• **What this task involves**
Wherever the word "seaborn" appears in a line, extract that line.

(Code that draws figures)
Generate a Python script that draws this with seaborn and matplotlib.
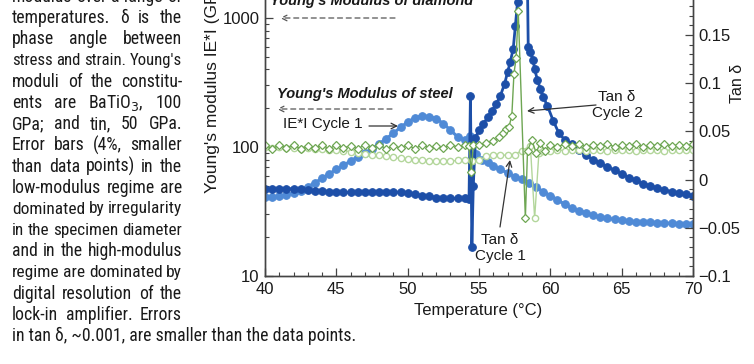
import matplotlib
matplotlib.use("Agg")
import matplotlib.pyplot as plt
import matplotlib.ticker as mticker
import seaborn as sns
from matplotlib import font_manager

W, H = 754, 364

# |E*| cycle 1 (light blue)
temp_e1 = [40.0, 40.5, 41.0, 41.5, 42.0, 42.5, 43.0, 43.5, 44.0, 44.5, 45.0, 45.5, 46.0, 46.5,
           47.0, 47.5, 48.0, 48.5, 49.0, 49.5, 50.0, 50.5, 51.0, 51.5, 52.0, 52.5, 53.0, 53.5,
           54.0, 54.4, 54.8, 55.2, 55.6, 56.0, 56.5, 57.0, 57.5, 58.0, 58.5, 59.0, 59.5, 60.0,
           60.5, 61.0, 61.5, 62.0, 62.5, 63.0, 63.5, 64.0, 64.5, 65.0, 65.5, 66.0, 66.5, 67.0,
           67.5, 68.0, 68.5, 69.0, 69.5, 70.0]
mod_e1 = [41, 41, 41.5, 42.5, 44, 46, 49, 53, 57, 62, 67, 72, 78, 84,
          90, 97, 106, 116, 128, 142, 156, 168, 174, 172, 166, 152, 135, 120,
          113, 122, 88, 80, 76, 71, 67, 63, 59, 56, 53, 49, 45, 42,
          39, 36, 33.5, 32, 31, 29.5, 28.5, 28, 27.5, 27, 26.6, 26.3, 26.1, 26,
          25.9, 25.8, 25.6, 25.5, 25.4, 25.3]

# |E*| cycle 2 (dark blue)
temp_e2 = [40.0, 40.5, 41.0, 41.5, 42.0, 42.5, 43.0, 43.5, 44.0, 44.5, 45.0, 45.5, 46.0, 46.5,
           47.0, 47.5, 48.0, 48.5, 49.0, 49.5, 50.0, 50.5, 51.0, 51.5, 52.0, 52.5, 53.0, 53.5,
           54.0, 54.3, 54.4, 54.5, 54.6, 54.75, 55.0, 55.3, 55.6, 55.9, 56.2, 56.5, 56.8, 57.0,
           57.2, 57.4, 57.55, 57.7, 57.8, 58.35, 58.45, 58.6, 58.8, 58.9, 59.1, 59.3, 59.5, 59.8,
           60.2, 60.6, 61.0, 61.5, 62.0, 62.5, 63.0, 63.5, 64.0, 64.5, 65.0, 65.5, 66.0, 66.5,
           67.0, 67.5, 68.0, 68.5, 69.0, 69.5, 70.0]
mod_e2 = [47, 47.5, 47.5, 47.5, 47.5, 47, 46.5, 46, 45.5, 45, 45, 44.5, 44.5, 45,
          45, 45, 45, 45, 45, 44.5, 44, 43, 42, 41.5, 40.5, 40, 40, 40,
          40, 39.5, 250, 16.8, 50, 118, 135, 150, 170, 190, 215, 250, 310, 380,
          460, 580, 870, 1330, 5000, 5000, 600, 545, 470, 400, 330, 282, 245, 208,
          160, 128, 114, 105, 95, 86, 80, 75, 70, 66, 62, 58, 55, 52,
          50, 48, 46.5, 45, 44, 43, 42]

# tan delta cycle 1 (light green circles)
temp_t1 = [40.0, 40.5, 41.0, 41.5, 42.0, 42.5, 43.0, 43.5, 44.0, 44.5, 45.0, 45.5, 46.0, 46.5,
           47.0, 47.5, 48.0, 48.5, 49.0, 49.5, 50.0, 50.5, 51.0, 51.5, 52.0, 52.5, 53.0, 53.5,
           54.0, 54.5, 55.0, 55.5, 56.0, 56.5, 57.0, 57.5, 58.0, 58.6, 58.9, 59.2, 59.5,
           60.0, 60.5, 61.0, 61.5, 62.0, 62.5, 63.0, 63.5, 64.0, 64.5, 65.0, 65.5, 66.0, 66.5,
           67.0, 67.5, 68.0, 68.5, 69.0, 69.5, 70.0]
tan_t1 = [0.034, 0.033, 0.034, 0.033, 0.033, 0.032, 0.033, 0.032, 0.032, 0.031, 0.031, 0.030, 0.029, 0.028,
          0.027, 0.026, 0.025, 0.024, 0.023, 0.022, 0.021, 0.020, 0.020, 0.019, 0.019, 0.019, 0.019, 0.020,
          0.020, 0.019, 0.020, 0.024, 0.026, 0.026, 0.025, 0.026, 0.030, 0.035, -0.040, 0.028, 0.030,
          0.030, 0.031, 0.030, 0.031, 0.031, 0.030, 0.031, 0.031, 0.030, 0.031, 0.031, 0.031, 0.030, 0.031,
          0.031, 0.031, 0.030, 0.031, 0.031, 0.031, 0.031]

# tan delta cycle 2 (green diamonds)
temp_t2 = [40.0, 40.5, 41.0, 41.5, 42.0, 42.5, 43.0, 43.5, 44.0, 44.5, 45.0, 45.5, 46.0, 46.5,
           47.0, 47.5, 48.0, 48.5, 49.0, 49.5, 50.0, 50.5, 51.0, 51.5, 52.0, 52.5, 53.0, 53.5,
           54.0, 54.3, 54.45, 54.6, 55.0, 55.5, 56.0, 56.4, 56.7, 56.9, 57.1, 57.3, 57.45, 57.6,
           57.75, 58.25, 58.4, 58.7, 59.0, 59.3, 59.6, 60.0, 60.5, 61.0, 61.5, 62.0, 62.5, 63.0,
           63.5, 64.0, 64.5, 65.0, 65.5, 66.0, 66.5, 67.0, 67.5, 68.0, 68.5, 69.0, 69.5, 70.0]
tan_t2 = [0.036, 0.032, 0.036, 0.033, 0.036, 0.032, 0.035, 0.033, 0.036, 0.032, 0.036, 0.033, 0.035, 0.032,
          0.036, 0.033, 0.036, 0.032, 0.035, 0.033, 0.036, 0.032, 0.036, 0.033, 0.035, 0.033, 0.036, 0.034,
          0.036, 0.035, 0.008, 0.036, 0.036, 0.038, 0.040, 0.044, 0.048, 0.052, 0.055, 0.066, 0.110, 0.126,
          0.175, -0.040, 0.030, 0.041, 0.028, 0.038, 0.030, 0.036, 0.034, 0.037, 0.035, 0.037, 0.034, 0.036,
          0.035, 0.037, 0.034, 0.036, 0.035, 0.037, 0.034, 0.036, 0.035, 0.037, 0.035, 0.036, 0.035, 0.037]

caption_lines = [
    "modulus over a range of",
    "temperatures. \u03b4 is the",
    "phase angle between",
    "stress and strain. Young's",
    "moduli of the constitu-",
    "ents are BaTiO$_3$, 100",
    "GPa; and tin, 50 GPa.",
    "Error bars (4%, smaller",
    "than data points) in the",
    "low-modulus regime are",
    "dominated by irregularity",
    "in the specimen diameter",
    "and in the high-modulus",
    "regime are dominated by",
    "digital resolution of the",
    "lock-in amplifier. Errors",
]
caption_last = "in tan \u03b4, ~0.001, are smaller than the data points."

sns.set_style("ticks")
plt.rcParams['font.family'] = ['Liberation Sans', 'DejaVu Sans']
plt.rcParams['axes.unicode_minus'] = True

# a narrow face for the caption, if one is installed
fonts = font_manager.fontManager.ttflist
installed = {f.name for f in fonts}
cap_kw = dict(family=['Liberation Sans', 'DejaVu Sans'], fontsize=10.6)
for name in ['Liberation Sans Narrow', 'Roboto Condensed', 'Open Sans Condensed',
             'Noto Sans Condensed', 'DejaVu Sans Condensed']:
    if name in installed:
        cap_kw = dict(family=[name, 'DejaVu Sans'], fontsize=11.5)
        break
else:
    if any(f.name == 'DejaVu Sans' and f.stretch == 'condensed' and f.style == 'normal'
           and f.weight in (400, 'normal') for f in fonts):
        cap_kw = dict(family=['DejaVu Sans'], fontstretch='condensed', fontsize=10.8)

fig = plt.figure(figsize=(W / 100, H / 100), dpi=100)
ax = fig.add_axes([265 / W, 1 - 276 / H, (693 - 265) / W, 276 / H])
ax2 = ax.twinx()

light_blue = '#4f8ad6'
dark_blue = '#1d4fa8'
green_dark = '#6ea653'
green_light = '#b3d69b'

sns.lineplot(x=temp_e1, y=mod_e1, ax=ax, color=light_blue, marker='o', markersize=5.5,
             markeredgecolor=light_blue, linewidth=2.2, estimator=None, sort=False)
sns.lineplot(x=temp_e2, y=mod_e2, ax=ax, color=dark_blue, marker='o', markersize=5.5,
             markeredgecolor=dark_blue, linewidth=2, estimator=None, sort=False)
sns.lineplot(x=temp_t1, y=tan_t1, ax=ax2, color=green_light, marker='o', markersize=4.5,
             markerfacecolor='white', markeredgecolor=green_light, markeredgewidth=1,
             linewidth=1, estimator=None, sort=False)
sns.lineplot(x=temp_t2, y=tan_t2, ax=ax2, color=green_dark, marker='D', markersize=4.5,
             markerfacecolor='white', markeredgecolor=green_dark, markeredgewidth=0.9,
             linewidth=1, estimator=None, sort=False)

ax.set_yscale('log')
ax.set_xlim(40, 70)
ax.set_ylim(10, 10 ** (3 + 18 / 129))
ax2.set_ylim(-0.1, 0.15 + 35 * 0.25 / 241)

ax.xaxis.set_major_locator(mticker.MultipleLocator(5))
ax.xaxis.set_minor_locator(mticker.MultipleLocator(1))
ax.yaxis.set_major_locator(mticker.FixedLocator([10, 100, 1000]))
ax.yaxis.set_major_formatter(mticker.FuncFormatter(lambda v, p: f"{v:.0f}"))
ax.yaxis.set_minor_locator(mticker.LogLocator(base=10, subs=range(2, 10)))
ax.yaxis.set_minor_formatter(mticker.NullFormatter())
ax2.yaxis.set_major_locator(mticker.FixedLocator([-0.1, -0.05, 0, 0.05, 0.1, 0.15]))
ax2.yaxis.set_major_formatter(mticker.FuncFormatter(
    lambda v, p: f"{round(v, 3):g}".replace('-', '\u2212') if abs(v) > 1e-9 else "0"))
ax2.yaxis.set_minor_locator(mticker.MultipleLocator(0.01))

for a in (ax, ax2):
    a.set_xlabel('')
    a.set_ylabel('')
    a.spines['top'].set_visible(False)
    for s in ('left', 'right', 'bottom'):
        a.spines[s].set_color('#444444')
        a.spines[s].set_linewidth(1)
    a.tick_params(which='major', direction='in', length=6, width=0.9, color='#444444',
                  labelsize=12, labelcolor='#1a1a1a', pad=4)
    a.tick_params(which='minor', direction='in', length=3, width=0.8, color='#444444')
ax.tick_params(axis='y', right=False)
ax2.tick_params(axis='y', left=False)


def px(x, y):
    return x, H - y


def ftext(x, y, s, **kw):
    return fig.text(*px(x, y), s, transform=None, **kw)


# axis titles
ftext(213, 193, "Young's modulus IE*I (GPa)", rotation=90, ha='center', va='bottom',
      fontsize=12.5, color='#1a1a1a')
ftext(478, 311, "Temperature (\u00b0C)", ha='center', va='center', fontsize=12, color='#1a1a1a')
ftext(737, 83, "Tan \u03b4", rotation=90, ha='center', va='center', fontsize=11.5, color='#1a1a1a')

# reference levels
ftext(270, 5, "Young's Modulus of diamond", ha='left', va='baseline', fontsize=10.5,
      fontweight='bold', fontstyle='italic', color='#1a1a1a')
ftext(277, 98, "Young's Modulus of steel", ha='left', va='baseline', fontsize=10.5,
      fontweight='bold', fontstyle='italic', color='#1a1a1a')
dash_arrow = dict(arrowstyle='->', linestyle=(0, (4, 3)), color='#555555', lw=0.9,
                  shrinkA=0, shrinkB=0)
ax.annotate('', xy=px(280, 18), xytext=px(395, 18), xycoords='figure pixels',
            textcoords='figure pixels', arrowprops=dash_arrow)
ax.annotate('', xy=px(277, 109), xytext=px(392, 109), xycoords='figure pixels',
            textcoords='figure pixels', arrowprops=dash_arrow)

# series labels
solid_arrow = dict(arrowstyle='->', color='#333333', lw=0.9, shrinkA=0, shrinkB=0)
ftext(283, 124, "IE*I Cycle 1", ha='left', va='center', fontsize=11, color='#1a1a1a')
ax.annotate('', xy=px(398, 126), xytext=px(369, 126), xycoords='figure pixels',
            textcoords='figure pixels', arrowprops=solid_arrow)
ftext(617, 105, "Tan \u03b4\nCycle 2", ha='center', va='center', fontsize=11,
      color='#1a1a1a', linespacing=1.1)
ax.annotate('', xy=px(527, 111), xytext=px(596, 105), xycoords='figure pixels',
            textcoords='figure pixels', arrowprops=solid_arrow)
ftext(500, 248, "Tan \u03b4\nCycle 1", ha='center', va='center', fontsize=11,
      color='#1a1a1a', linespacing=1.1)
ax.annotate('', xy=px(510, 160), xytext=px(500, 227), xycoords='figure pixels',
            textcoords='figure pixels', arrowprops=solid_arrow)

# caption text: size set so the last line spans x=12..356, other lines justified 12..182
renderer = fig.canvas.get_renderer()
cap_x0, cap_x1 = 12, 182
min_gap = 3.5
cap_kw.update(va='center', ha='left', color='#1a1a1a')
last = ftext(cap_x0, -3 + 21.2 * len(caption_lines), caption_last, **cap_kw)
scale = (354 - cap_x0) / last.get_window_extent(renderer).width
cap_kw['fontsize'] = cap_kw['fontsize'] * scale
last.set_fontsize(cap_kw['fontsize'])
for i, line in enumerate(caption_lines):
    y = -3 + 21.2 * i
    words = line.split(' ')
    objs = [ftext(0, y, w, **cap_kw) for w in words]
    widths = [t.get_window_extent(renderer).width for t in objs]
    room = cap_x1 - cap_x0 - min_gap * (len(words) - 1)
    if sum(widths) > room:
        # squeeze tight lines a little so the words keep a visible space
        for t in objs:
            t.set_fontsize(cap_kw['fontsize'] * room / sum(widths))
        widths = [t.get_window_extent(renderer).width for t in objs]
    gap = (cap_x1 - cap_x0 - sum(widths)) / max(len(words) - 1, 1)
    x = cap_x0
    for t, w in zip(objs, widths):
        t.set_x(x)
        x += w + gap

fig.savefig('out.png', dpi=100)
==
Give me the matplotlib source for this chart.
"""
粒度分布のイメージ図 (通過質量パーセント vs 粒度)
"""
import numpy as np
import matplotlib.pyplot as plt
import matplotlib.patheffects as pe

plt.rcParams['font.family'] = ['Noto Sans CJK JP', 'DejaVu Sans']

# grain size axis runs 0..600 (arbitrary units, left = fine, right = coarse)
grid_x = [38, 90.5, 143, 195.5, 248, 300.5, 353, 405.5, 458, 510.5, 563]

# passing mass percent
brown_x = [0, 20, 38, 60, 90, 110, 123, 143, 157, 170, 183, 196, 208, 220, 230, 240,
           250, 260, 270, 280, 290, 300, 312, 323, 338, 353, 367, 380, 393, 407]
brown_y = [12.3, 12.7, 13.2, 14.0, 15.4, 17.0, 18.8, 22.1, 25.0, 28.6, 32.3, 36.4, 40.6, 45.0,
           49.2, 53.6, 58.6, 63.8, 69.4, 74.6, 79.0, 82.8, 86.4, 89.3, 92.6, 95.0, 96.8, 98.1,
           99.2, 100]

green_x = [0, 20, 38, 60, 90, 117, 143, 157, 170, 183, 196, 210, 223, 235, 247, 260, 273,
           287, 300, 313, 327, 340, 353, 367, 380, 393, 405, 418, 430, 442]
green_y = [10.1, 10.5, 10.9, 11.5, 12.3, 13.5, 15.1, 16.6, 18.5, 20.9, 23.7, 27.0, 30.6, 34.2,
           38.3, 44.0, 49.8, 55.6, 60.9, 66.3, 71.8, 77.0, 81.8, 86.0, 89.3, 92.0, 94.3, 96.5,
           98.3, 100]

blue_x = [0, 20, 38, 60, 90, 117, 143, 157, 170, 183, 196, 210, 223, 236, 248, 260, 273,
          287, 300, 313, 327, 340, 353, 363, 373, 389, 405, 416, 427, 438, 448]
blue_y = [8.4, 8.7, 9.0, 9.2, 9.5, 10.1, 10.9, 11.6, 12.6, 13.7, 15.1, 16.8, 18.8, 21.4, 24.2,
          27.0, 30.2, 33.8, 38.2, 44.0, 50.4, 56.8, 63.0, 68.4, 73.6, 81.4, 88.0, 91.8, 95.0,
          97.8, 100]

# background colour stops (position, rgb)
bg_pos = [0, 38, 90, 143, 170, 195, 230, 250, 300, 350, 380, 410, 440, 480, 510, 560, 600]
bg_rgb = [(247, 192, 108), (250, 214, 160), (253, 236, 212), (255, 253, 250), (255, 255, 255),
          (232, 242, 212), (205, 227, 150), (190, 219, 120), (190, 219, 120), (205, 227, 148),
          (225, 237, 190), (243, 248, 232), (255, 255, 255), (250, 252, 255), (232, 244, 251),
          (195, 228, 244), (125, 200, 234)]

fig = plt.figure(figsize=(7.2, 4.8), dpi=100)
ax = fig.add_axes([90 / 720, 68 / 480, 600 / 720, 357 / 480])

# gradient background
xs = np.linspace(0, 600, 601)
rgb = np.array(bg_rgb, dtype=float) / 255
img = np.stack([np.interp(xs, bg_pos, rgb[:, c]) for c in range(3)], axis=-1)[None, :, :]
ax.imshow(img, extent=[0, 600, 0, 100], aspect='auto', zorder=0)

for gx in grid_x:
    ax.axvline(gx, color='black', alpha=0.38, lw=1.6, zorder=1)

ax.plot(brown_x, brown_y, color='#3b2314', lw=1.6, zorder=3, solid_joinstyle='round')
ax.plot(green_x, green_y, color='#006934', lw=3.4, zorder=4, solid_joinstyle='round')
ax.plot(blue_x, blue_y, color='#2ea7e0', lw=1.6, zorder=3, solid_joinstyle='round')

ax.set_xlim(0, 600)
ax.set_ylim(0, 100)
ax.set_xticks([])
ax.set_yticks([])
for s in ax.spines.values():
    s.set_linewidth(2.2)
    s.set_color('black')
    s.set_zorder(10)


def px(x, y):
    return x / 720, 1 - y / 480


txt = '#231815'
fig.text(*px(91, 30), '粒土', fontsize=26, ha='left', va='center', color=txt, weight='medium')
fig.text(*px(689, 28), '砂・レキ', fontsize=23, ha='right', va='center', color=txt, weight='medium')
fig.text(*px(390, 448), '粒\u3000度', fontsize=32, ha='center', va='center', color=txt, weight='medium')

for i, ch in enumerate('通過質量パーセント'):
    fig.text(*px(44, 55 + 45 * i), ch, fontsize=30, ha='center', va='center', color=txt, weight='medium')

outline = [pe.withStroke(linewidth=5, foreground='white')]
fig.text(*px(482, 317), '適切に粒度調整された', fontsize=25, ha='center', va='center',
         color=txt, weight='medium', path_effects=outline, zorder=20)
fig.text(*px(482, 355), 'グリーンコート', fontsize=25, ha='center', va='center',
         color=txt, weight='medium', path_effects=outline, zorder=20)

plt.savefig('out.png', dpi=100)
--
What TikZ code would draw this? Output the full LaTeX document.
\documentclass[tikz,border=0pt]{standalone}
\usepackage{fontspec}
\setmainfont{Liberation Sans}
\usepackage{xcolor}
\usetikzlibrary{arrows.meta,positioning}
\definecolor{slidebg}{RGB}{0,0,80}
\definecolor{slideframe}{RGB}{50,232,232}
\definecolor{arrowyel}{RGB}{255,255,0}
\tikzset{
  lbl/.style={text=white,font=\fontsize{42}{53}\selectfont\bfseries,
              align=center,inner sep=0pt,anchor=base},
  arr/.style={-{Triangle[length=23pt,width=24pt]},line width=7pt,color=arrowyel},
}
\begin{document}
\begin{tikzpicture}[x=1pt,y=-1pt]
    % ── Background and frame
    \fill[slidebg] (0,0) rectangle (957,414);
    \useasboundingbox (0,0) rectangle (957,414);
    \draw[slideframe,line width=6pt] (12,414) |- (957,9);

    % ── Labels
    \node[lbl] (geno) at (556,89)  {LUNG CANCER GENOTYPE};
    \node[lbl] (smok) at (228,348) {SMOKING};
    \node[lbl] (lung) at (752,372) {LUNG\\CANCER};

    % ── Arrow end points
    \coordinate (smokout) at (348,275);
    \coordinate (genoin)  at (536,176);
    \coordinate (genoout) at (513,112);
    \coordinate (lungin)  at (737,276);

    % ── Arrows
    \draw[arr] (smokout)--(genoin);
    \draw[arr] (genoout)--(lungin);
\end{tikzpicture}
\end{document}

• **Answer to the exercise**
Generate a Python script that draws this with seaborn and matplotlib.
import seaborn as sns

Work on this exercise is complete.